Ten thousand hours' worth of time, to be precise. Ozzie, Microsoft's chief software architect, figures that he and Bill Gates may have put in the 10,000 hours it takes to become an expert -- according to the rule in Malcolm Gladwell's popular book "Outliers" -- at about the same time.

He and Gates were both born in 1955 (as was Apple CEO Steve Jobs), and both began playing around with computers at about the same time. "I know Bill and I started at almost exactly the same time, freshman year in high school, both using GE Time-sharing computers," said Ozzie during a lunch event in Seattle on Friday.

Putting in about 20 hours a week during the school year and an astounding 60 hours a week during summers and at college, he figures he accumulated his 10,000 hours by his sophomore year at university. "Which is exactly when the hobbyist aspect of the PC industry kind of took off," he said.

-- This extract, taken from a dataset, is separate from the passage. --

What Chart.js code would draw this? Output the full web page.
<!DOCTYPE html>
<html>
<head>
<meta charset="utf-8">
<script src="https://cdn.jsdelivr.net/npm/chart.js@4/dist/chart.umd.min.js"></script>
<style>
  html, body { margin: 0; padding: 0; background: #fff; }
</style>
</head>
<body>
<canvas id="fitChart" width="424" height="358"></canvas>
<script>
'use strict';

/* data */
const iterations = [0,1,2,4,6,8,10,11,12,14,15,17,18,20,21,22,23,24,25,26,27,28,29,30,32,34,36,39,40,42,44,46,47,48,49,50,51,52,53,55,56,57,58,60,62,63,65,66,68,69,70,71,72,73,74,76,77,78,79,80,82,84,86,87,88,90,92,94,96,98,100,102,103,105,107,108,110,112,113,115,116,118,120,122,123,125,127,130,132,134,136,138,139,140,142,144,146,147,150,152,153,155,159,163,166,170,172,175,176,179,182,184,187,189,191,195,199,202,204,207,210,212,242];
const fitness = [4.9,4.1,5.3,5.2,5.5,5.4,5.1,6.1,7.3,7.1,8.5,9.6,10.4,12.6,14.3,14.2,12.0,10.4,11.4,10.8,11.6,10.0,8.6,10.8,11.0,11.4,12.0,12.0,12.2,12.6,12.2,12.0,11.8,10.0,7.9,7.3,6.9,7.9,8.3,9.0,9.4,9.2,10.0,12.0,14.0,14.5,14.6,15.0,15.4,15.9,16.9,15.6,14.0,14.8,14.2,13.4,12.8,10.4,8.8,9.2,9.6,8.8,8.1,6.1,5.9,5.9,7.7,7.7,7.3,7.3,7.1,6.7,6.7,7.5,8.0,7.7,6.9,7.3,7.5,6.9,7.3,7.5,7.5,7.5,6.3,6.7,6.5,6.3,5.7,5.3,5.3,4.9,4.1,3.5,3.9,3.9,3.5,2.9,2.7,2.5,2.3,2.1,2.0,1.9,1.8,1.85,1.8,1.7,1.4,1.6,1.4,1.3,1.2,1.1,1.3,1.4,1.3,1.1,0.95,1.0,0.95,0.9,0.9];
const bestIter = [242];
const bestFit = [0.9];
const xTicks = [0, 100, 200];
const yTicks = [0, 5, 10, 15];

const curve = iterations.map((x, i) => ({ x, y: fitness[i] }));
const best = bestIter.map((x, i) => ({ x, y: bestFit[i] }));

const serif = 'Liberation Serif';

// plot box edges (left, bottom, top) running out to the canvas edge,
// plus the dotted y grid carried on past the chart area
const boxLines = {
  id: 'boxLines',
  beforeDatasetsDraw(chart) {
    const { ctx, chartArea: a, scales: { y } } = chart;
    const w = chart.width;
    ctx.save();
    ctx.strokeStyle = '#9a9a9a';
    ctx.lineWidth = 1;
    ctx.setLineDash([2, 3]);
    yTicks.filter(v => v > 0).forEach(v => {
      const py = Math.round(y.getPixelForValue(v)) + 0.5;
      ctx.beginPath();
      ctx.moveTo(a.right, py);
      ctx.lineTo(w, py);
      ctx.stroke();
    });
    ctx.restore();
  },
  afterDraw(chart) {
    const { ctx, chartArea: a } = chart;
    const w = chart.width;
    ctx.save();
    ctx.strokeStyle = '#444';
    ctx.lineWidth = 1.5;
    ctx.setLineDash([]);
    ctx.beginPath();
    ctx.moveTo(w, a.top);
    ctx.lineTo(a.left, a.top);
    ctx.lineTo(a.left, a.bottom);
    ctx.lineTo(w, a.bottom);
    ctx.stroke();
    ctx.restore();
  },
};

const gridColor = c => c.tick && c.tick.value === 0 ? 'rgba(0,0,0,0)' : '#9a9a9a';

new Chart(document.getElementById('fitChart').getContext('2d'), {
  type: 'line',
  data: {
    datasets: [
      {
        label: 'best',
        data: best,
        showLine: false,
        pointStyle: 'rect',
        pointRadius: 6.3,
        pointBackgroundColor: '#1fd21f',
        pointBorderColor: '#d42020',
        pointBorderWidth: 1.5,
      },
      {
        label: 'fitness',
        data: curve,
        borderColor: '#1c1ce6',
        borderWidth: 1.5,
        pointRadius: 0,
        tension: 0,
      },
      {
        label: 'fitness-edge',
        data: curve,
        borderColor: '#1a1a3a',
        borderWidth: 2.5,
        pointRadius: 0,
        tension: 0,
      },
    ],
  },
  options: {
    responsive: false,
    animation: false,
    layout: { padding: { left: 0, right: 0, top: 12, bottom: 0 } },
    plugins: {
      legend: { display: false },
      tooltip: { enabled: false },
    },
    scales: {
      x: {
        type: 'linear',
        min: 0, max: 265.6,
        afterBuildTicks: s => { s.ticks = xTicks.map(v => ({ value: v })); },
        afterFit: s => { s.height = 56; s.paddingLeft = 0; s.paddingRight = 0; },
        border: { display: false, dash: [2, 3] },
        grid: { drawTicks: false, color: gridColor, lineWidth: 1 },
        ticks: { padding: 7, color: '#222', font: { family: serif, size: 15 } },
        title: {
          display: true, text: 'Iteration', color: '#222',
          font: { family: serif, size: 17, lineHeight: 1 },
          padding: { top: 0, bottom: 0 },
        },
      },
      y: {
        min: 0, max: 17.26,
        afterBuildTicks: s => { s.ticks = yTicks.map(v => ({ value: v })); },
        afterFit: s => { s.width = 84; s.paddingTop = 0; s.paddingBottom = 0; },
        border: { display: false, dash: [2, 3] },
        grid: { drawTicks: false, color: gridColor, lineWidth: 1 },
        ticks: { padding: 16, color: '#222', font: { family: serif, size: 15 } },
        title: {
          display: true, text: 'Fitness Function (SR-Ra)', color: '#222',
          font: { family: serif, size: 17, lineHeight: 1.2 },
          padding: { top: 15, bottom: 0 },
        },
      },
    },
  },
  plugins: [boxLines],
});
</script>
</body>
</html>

"Once you master technology you can start to think about other aspects like user scenarios. So the next 10,000 hours can be spent in a slightly different way," he said.

The idea of a benchmark for the amount of time required to become an expert in something was popularized in Gladwell's book, in which he discusses how expertise requires more than just innate ability. He says researchers found that 10,000 is a magic number of sorts for the amount of time experts spend developing their craft.

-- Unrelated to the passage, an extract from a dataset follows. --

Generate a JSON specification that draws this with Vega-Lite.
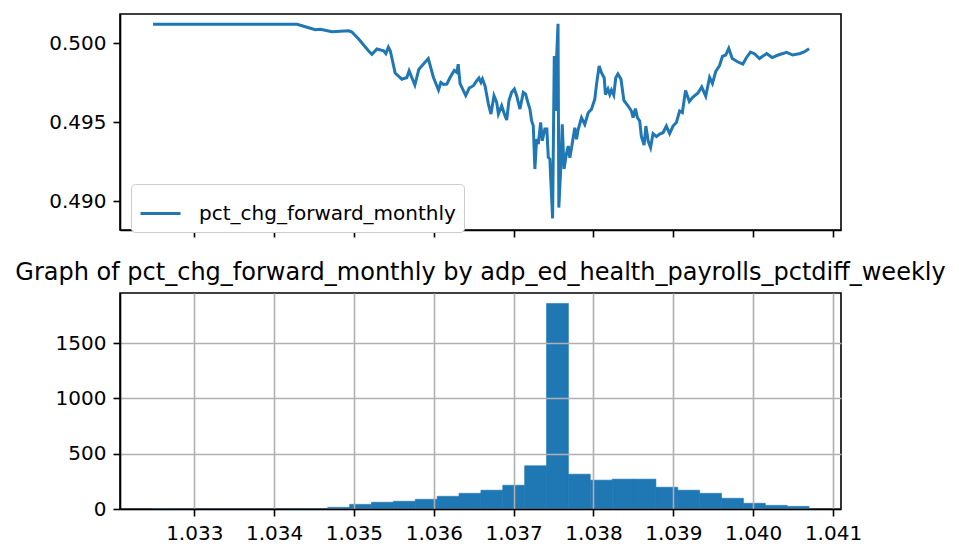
{
  "$schema": "https://vega.github.io/schema/vega-lite/v6.json",
  "padding": {"left": 14, "top": 13, "right": 5, "bottom": 5},
  "config": {
    "font": "DejaVu Sans",
    "view": {"stroke": "black", "strokeWidth": 1.6},
    "axis": {
      "domainColor": "black", "domainWidth": 1.6,
      "tickColor": "black", "tickWidth": 1.6, "tickSize": 7,
      "labelPadding": 7, "labelFontSize": 20, "labelColor": "black",
      "labelFont": "DejaVu Sans", "labelFlush": false, "labelOverlap": false,
      "gridColor": "#b0b0b0", "gridWidth": 1.6, "grid": false, "title": null
    }
  },
  "datasets": {
    "line": [
      {"x":1.032484,"y":0.501184},{"x":1.034288,"y":0.501184},{"x":1.034391,"y":0.501032},{"x":1.034516,"y":0.500842},
      {"x":1.034579,"y":0.500867},{"x":1.034725,"y":0.500715},{"x":1.034934,"y":0.500772},{"x":1.034975,"y":0.500696},
      {"x":1.035059,"y":0.500253},{"x":1.035184,"y":0.499494},{"x":1.035225,"y":0.499285},{"x":1.035288,"y":0.49962},
      {"x":1.035371,"y":0.499506},{"x":1.0354,"y":0.499335},{"x":1.035431,"y":0.499734},{"x":1.035456,"y":0.499494},
      {"x":1.035516,"y":0.498101},{"x":1.0356,"y":0.497709},{"x":1.035663,"y":0.497817},{"x":1.035691,"y":0.49824},
      {"x":1.035763,"y":0.497342},{"x":1.035813,"y":0.498342},{"x":1.035871,"y":0.498671},{"x":1.035931,"y":0.499019},
      {"x":1.035996,"y":0.497817},{"x":1.036059,"y":0.497025},{"x":1.036088,"y":0.4975},{"x":1.036121,"y":0.497373},
      {"x":1.036163,"y":0.497405},{"x":1.036204,"y":0.497817},{"x":1.036256,"y":0.498259},{"x":1.036288,"y":0.498145},
      {"x":1.036306,"y":0.498658},{"x":1.036329,"y":0.497437},{"x":1.0364,"y":0.496677},{"x":1.036444,"y":0.497152},
      {"x":1.036496,"y":0.497297},{"x":1.036538,"y":0.497614},{"x":1.036566,"y":0.497785},{"x":1.036591,"y":0.497513},
      {"x":1.036609,"y":0.497722},{"x":1.036641,"y":0.497297},{"x":1.036684,"y":0.496139},{"x":1.036716,"y":0.495506},
      {"x":1.036754,"y":0.496664},{"x":1.036788,"y":0.496247},{"x":1.036809,"y":0.495506},{"x":1.03685,"y":0.496031},
      {"x":1.036884,"y":0.495506},{"x":1.036913,"y":0.495126},{"x":1.036941,"y":0.496348},{"x":1.036975,"y":0.496879},
      {"x":1.037009,"y":0.497088},{"x":1.037038,"y":0.496664},{"x":1.037079,"y":0.495823},{"x":1.037121,"y":0.496879},
      {"x":1.03715,"y":0.496772},{"x":1.037184,"y":0.496139},{"x":1.037204,"y":0.495823},{"x":1.037225,"y":0.495082},
      {"x":1.037246,"y":0.494766},{"x":1.037266,"y":0.492025},{"x":1.037288,"y":0.493923},{"x":1.037309,"y":0.493607},
      {"x":1.037338,"y":0.49498},{"x":1.037359,"y":0.493816},{"x":1.037391,"y":0.494556},{"x":1.037416,"y":0.494556},
      {"x":1.037434,"y":0.492765},{"x":1.037454,"y":0.492658},{"x":1.037466,"y":0.491284},{"x":1.037488,"y":0.488905},
      {"x":1.037509,"y":0.499177},{"x":1.037525,"y":0.495696},{"x":1.037538,"y":0.499082},{"x":1.037556,"y":0.501222},
      {"x":1.037566,"y":0.489589},{"x":1.037588,"y":0.491899},{"x":1.037609,"y":0.494854},{"x":1.037631,"y":0.492025},
      {"x":1.037663,"y":0.493038},{"x":1.037684,"y":0.493481},{"x":1.037704,"y":0.49274},{"x":1.037725,"y":0.493354},
      {"x":1.037766,"y":0.494639},{"x":1.037788,"y":0.493905},{"x":1.037809,"y":0.494538},{"x":1.03785,"y":0.495272},
      {"x":1.037891,"y":0.494854},{"x":1.037934,"y":0.495589},{"x":1.037975,"y":0.495804},{"x":1.038016,"y":0.496437},
      {"x":1.038038,"y":0.497386},{"x":1.038071,"y":0.498544},{"x":1.0381,"y":0.49812},{"x":1.038134,"y":0.497804},
      {"x":1.03815,"y":0.49674},{"x":1.038181,"y":0.497088},{"x":1.038204,"y":0.49674},{"x":1.038225,"y":0.497025},
      {"x":1.038254,"y":0.496709},{"x":1.038279,"y":0.497804},{"x":1.038306,"y":0.498038},{"x":1.038344,"y":0.497722},
      {"x":1.038381,"y":0.496361},{"x":1.038434,"y":0.496013},{"x":1.038475,"y":0.495696},{"x":1.038496,"y":0.495285},
      {"x":1.038525,"y":0.495854},{"x":1.03855,"y":0.495285},{"x":1.038579,"y":0.495063},{"x":1.0386,"y":0.494082},
      {"x":1.038634,"y":0.493544},{"x":1.038656,"y":0.494747},{"x":1.038685,"y":0.493797},{"x":1.038715,"y":0.493386},
      {"x":1.038746,"y":0.494272},{"x":1.038788,"y":0.494082},{"x":1.038829,"y":0.494241},{"x":1.038871,"y":0.494323},
      {"x":1.038913,"y":0.494747},{"x":1.038954,"y":0.494272},{"x":1.038996,"y":0.494747},{"x":1.039038,"y":0.494968},
      {"x":1.039079,"y":0.495696},{"x":1.039113,"y":0.4956},{"x":1.039153,"y":0.496993},{"x":1.0392,"y":0.496297},
      {"x":1.039246,"y":0.496582},{"x":1.039309,"y":0.496835},{"x":1.039356,"y":0.497215},{"x":1.039406,"y":0.496646},
      {"x":1.039454,"y":0.497817},{"x":1.03949,"y":0.497437},{"x":1.039531,"y":0.498196},{"x":1.039579,"y":0.498576},
      {"x":1.039615,"y":0.499158},{"x":1.039656,"y":0.49924},{"x":1.039694,"y":0.499665},{"x":1.039738,"y":0.499019},
      {"x":1.039809,"y":0.498797},{"x":1.039871,"y":0.498671},{"x":1.039913,"y":0.499051},{"x":1.039966,"y":0.49943},
      {"x":1.040016,"y":0.499323},{"x":1.040079,"y":0.499019},{"x":1.040169,"y":0.499335},{"x":1.040238,"y":0.499082},
      {"x":1.040313,"y":0.49924},{"x":1.040419,"y":0.499411},{"x":1.040496,"y":0.49924},{"x":1.040588,"y":0.499335},
      {"x":1.040638,"y":0.49943},{"x":1.0407,"y":0.499639}
    ],
    "hist": [
      {"bin_start":1.032480,"bin_end":1.032754,"count":2},
      {"bin_start":1.032754,"bin_end":1.033028,"count":0},
      {"bin_start":1.033028,"bin_end":1.033302,"count":0},
      {"bin_start":1.033302,"bin_end":1.033576,"count":0},
      {"bin_start":1.033576,"bin_end":1.033850,"count":0},
      {"bin_start":1.033850,"bin_end":1.034124,"count":0},
      {"bin_start":1.034124,"bin_end":1.034398,"count":1},
      {"bin_start":1.034398,"bin_end":1.034672,"count":3},
      {"bin_start":1.034672,"bin_end":1.034946,"count":15},
      {"bin_start":1.034946,"bin_end":1.035220,"count":42},
      {"bin_start":1.035220,"bin_end":1.035494,"count":61},
      {"bin_start":1.035494,"bin_end":1.035768,"count":70},
      {"bin_start":1.035768,"bin_end":1.036042,"count":88},
      {"bin_start":1.036042,"bin_end":1.036316,"count":115},
      {"bin_start":1.036316,"bin_end":1.036590,"count":142},
      {"bin_start":1.036590,"bin_end":1.036864,"count":170},
      {"bin_start":1.036864,"bin_end":1.037138,"count":215},
      {"bin_start":1.037138,"bin_end":1.037412,"count":391},
      {"bin_start":1.037412,"bin_end":1.037686,"count":1860},
      {"bin_start":1.037686,"bin_end":1.037960,"count":315},
      {"bin_start":1.037960,"bin_end":1.038234,"count":261},
      {"bin_start":1.038234,"bin_end":1.038508,"count":270},
      {"bin_start":1.038508,"bin_end":1.038782,"count":270},
      {"bin_start":1.038782,"bin_end":1.039056,"count":197},
      {"bin_start":1.039056,"bin_end":1.039330,"count":170},
      {"bin_start":1.039330,"bin_end":1.039604,"count":142},
      {"bin_start":1.039604,"bin_end":1.039878,"count":97},
      {"bin_start":1.039878,"bin_end":1.040152,"count":52},
      {"bin_start":1.040152,"bin_end":1.040426,"count":33},
      {"bin_start":1.040426,"bin_end":1.040700,"count":24}
    ]
  },
  "vconcat": [
    {
      "width": 721,
      "height": 216,
      "data": {"name": "line"},
      "mark": {"type": "line", "strokeWidth": 3},
      "encoding": {
        "x": {
          "field": "x", "type": "quantitative",
          "scale": {"domain": [1.03207, 1.0411], "nice": false, "zero": false},
          "axis": {"values": [1.033, 1.034, 1.035, 1.036, 1.037, 1.038, 1.039, 1.04, 1.041], "labels": false}
        },
        "y": {
          "field": "y", "type": "quantitative",
          "scale": {"domain": [0.48817, 0.501835], "nice": false, "zero": false},
          "axis": {"values": [0.49, 0.495, 0.5], "format": ".3f"}
        },
        "color": {
          "datum": "pct_chg_forward_monthly",
          "type": "nominal",
          "scale": {"range": ["#1f77b4"]},
          "legend": {
            "title": null,
            "orient": "none",
            "legendX": 11,
            "legendY": 170,
            "symbolType": "stroke",
            "symbolSize": 1600,
            "symbolStrokeWidth": 3,
            "labelFontSize": 20,
            "labelColor": "black",
            "labelOffset": 17,
            "labelLimit": 0,
            "padding": 8,
            "strokeColor": "#cccccc",
            "fillColor": "white",
            "cornerRadius": 4
          }
        }
      }
    },
    {
      "width": 721,
      "height": 216,
      "title": {
        "text": "Graph of pct_chg_forward_monthly by adp_ed_health_payrolls_pctdiff_weekly",
        "fontSize": 24,
        "fontWeight": "normal",
        "color": "black",
        "anchor": "middle",
        "baseline": "alphabetic",
        "offset": -11
      },
      "data": {"name": "hist"},
      "mark": {"type": "rect", "color": "#1f77b4", "stroke": "#1f77b4", "strokeWidth": 0.6},
      "encoding": {
        "x": {
          "field": "bin_start", "type": "quantitative",
          "scale": {"domain": [1.03207, 1.0411], "nice": false, "zero": false},
          "axis": {"values": [1.033, 1.034, 1.035, 1.036, 1.037, 1.038, 1.039, 1.04, 1.041], "format": ".3f", "grid": true, "zindex": 1}
        },
        "x2": {"field": "bin_end"},
        "y": {
          "field": "count", "type": "quantitative",
          "scale": {"domain": [0, 1954], "nice": false},
          "axis": {"values": [0, 500, 1000, 1500], "format": "d", "grid": true, "zindex": 1}
        },
        "y2": {"datum": 0}
      }
    }
  ],
  "bounds": "flush",
  "spacing": 63,
  "resolve": {"legend": {"color": "independent"}, "scale": {"x": "independent"}}
}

Many tens of thousands of hours later, Ozzie believes we are at a significant point in the evolution of technology, and a moment he has been working toward for many years. "There's never been a more exciting time because so many of the problems we've tried to solve, they all failed based on one simple thing, which was that everybody didn't have a computer and the ones that did weren't connected," he said. "This should be the golden age of computer-based cooperative work and social interacting."

Ozzie, who is perhaps best known for his work on the development of Lotus Notes, said his interest in collaborative software stretches back to his first job. "I got into collaborative software and systems because of the tremendous juxtaposition of two very extreme things I was exposed to concurrently," he said.

The first was his discovery during college of PLATO (Programmed Logic for Automated Teaching Operations), a series of networked computers that were designed for teaching but available to hobbyists during off hours. Enthusiasts used it to build interactive games and online communities. "People met each other and got married," he said.

Then Ozzie got his first real job out of college at Data General. "I was stunned by how boring it was. Where are the people? There were no people in the equation," he said.

He and other PLATO enthusiasts went on to try to recreate the collaboration and social interaction that PLATO first enabled, he said.

Along with Craig Mundie, Ozzie now handles the software strategy responsibilities that used to be held by Gates, who now spends most of his time heading his philanthropic foundation.

Ozzie is taking his collaboration ideas a step further, to include a kind of collaboration among the devices owned by a single person. Microsoft's goal is to let people store information online and access it from a variety of devices, including PCs, mobile phones and TVs. "We aren't conceptualizing Office as a PC product anymore, even though obviously it still is," he said. Instead, Microsoft is increasingly hosting its software online, where people can access it from a variety of devices.

Friday's luncheon was hosted by the Technology Alliance, a group that promotes technology education and entrepreneurship in Washington. Ed Lazowska, the chairman of the University of Washington's computer science and engineering department, interviewed Ozzie at the event.